New research explains that growth in economy and population along with climate change are building water-stress
Around one billion people in Asian countries could be without water by 2050, says a new study conducted by MIT scientists. The study led by Charles Fant is published in the journal PLOS One. It says that adaption to water shortage will be a necessity to avoid environment and health effects.
“It's not just a climate change issue," says the co-author Adam Schlosser in a statement released by MIT. "We simply cannot ignore that economic and population growth in society can have a very strong influence on our demand for resources and how we manage them. And climate, on top of that, can lead to substantial magnifications to those stresses."
The study focused on China, India and Southeast Asia finds that water requirements related to socioeconomic changes are currently small but likely to increase considerably in the future, overshadowing the effect of climate change on water stress.
The regional projections water supply and demand changes show that many who live are moderately water-stressed now, will live in heavily stressed conditions in the future.
"For China, it looks like industrial growth (has the greatest impact) as people get wealthier.

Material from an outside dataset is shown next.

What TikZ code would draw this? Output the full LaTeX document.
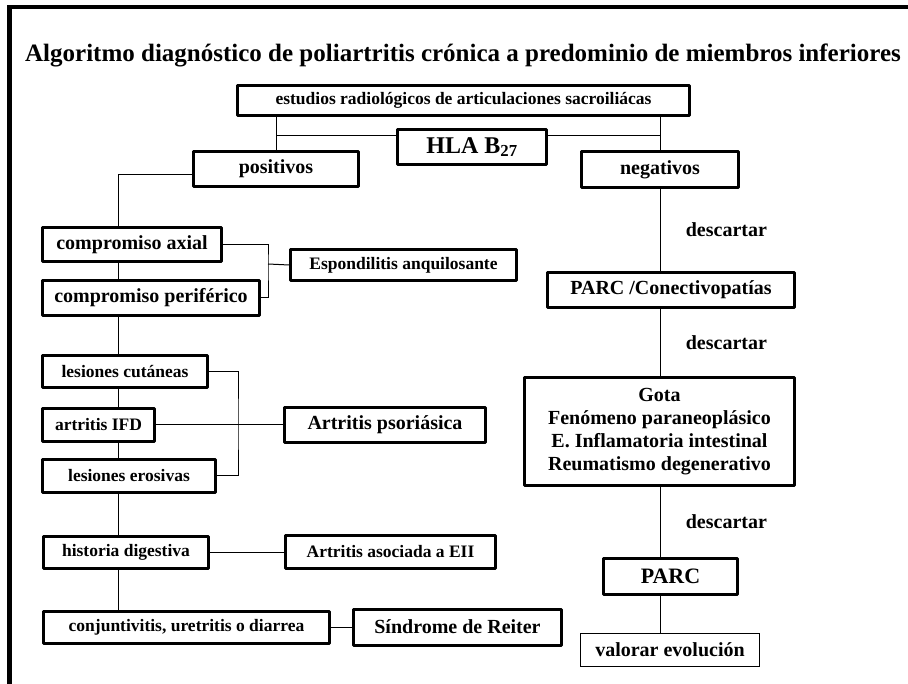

In India, population growth has a huge effect. It varies by region," said lead author Charle Fant, researcher at MIT.
The study used Integrated Global Systems Model (IGSM) to present a range of water-availability and -use scenarios in future. The model developed by MIT is based on projections of population growth, climate, economic expansion and carbon emissions due to human activity. Keeping some variables constant, the scientists looked at different possible scenarios for 2050, in different Asian nations, including India and China.
"This model gave us a unique ability to tease out human and environmental factors leading to water shortages and to assess their relative significance," Schlosser says.
United Nations’ projections on population and water-stressed nations also validate the challenges posed due growth in population, agriculture and industry.
Global demand for water is projected to increase by 55 per cent by 2050 due to increase in manufacturing, thermal power generation and domestic use. Consumption of water for agriculture, which already accounts for 70 per cent of groundwater withdrawals, is expected to increase by about 20 per cent globally by 2050 unless efficiencies improve.
Without corrective policies, water limitations could affect the health and well being of the people in these regions and the environment, says the study. It advocates for proper planning and financing of measures for the anticipated shortages in water.